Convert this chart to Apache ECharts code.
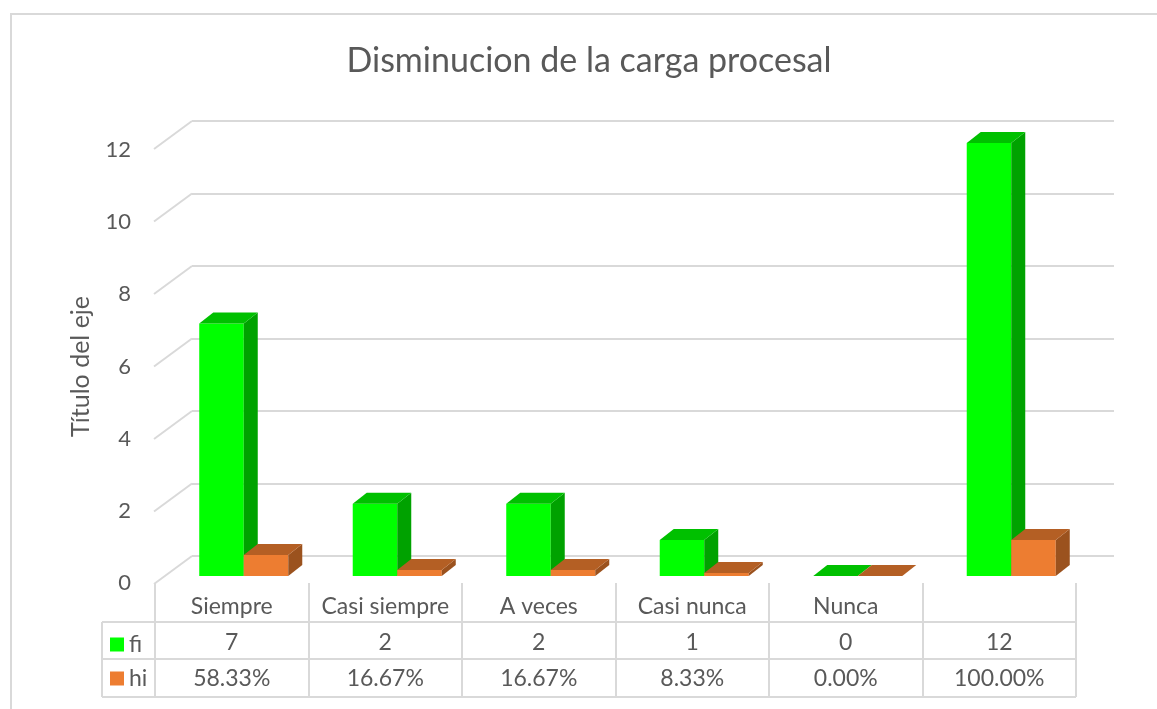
<!DOCTYPE html>
<html>
<head>
<meta charset="utf-8">
<script src="https://cdn.jsdelivr.net/npm/echarts@6/dist/echarts.min.js"></script>
<style>
  html, body { margin: 0; padding: 0; background: #fff; }
  #chart { width: 1157px; height: 709px; }
</style>
</head>
<body>
<div id="chart"></div>
<script>
// datos
const categories = ['Siempre', 'Casi siempre', 'A veces', 'Casi nunca', 'Nunca', '']
const fiValues = [7, 2, 2, 1, 0, 12]
const hiValues = [0.5833, 0.1667, 0.1667, 0.0833, 0, 1]
const hiLabels = ['58.33%', '16.67%', '16.67%', '8.33%', '0.00%', '100.00%']
const yTicks = [0, 2, 4, 6, 8, 10, 12]

const textColor = '#595959'
const lineColor = '#d9d9d9'
const fontSize = 23

// caras: frente, arriba, lado
const fiFaces = ['#00ff00', '#00c000', '#00a200']
const hiFaces = ['#ed7d31', '#b45f24', '#9b521e']

function bar3d (faces, shift) {
  return function (params, api) {
    const i = api.value(0)
    const v = api.value(1)
    const base = api.coord([i, 0])
    const top = api.coord([i, v])
    const w = api.size([1, 0])[0] * 0.29
    const dx = 14
    const dy = -11
    const x0 = base[0] + shift * w
    const x1 = x0 + w
    const y0 = base[1]
    const y1 = top[1]
    return {
      type: 'group',
      children: [
        { type: 'rect', shape: { x: x0, y: y1, width: w, height: y0 - y1 }, style: { fill: faces[0] } },
        { type: 'polygon', shape: { points: [[x1, y1], [x1 + dx, y1 + dy], [x1 + dx, y0 + dy], [x1, y0]] }, style: { fill: faces[2] } },
        { type: 'polygon', shape: { points: [[x0, y1], [x0 + dx, y1 + dy], [x1 + dx, y1 + dy], [x1, y1]] }, style: { fill: faces[1] } }
      ]
    }
  }
}

// lineas diagonales de la pared
function wallDiag (params, api) {
  const p = api.coord([0, api.value(1)])
  const x = params.coordSys.x
  return {
    type: 'line',
    shape: { x1: x, y1: p[1], x2: x - 38, y2: p[1] + 28 },
    style: { stroke: lineColor, lineWidth: 2 }
  }
}

const chart = echarts.init(document.getElementById('chart'))

const valueAxis = {
  type: 'value',
  min: 0,
  max: 12,
  interval: 2
}

const rowAxis = (data, margin) => ({
  gridIndex: 0,
  type: 'category',
  position: 'bottom',
  data: data,
  axisLine: { show: false },
  axisTick: { show: false },
  axisLabel: { interval: 0, margin: margin, color: textColor, fontSize: fontSize, fontFamily: 'Lato' }
})

chart.setOption({
  textStyle: { fontFamily: 'Lato' },
  animation: false,
  title: {
    text: 'Disminucion de la carga procesal',
    left: 584,
    top: 39,
    textAlign: 'center',
    textStyle: { color: textColor, fontSize: 34, fontWeight: 'normal', fontFamily: 'Lato' }
  },
  legend: {
    data: ['fi', 'hi'],
    orient: 'vertical',
    left: 110,
    top: 633,
    padding: 0,
    itemWidth: 14,
    itemHeight: 14,
    itemGap: 11,
    icon: 'rect',
    textStyle: { color: textColor, fontSize: fontSize, fontFamily: 'Lato', padding: [0, 0, 8, 0] }
  },
  grid: [
    // plano frontal
    { left: 155, right: 81, top: 150, bottom: 126 },
    // plano de barras
    { left: 167, right: 69, top: 143, bottom: 133 },
    // pared del fondo
    { left: 192, right: 43, top: 121, bottom: 153 }
  ],
  xAxis: [
    {
      gridIndex: 0,
      type: 'category',
      position: 'bottom',
      data: categories,
      axisLine: { show: false },
      axisTick: { show: true, length: 114, lineStyle: { color: lineColor, width: 2 } },
      axisLabel: { interval: 0, margin: 12, color: textColor, fontSize: fontSize, fontFamily: 'Lato' }
    },
    { gridIndex: 1, type: 'category', data: categories, show: false },
    { gridIndex: 2, type: 'category', data: categories, show: false },
    rowAxis(fiValues.map(String), 48),
    rowAxis(hiLabels, 84)
  ],
  yAxis: [
    Object.assign({}, valueAxis, {
      gridIndex: 0,
      name: 'Título del eje',
      nameLocation: 'middle',
      nameRotate: 90,
      nameGap: 62,
      nameTextStyle: { color: textColor, fontSize: 25, fontFamily: 'Lato' },
      axisLine: { show: false },
      axisTick: { show: false },
      splitLine: { show: false },
      axisLabel: { margin: 24, color: textColor, fontSize: 22, fontFamily: 'Lato' }
    }),
    Object.assign({}, valueAxis, { gridIndex: 1, show: false }),
    Object.assign({}, valueAxis, {
      gridIndex: 2,
      axisLine: { show: false },
      axisTick: { show: false },
      axisLabel: { show: false },
      splitLine: { show: true, lineStyle: { color: lineColor, width: 2 } }
    })
  ],
  series: [
    {
      type: 'custom',
      name: 'pared',
      xAxisIndex: 2,
      yAxisIndex: 2,
      silent: true,
      renderItem: wallDiag,
      data: yTicks.map(v => [0, v])
    },
    {
      type: 'custom',
      name: 'fi',
      xAxisIndex: 1,
      yAxisIndex: 1,
      itemStyle: { color: fiFaces[0] },
      renderItem: bar3d(fiFaces, -1),
      data: fiValues.map((v, i) => [i, v])
    },
    {
      type: 'custom',
      name: 'hi',
      xAxisIndex: 1,
      yAxisIndex: 1,
      itemStyle: { color: hiFaces[0] },
      renderItem: bar3d(hiFaces, 0),
      data: hiValues.map((v, i) => [i, v])
    }
  ],
  graphic: [
    { type: 'rect', silent: true, shape: { x: 11, y: 14, width: 1300, height: 900 }, style: { fill: null, stroke: lineColor, lineWidth: 2 } },
    { type: 'line', silent: true, shape: { x1: 102, y1: 622, x2: 1076, y2: 622 }, style: { stroke: lineColor, lineWidth: 2 } },
    { type: 'line', silent: true, shape: { x1: 102, y1: 659, x2: 1076, y2: 659 }, style: { stroke: lineColor, lineWidth: 2 } },
    { type: 'line', silent: true, shape: { x1: 102, y1: 697, x2: 1076, y2: 697 }, style: { stroke: lineColor, lineWidth: 2 } },
    { type: 'line', silent: true, shape: { x1: 102, y1: 622, x2: 102, y2: 697 }, style: { stroke: lineColor, lineWidth: 2 } }
  ]
})
</script>
</body>
</html>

» **Task details**
Repeat only the lines between the start of the data and the line with "const hiFaces = ['#ed7d31', '#b45f24', '#9b521e']", including those two lines, and skip the pictures.

» **Complete answer**
Convert this chart to Apache ECharts code.
<!DOCTYPE html>
<html>
<head>
<meta charset="utf-8">
<script src="https://cdn.jsdelivr.net/npm/echarts@6/dist/echarts.min.js"></script>
<style>
  html, body { margin: 0; padding: 0; background: #fff; }
  #chart { width: 1157px; height: 709px; }
</style>
</head>
<body>
<div id="chart"></div>
<script>
// datos
const categories = ['Siempre', 'Casi siempre', 'A veces', 'Casi nunca', 'Nunca', '']
const fiValues = [7, 2, 2, 1, 0, 12]
const hiValues = [0.5833, 0.1667, 0.1667, 0.0833, 0, 1]
const hiLabels = ['58.33%', '16.67%', '16.67%', '8.33%', '0.00%', '100.00%']
const yTicks = [0, 2, 4, 6, 8, 10, 12]

const textColor = '#595959'
const lineColor = '#d9d9d9'
const fontSize = 23

// caras: frente, arriba, lado
const fiFaces = ['#00ff00', '#00c000', '#00a200']
const hiFaces = ['#ed7d31', '#b45f24', '#9b521e']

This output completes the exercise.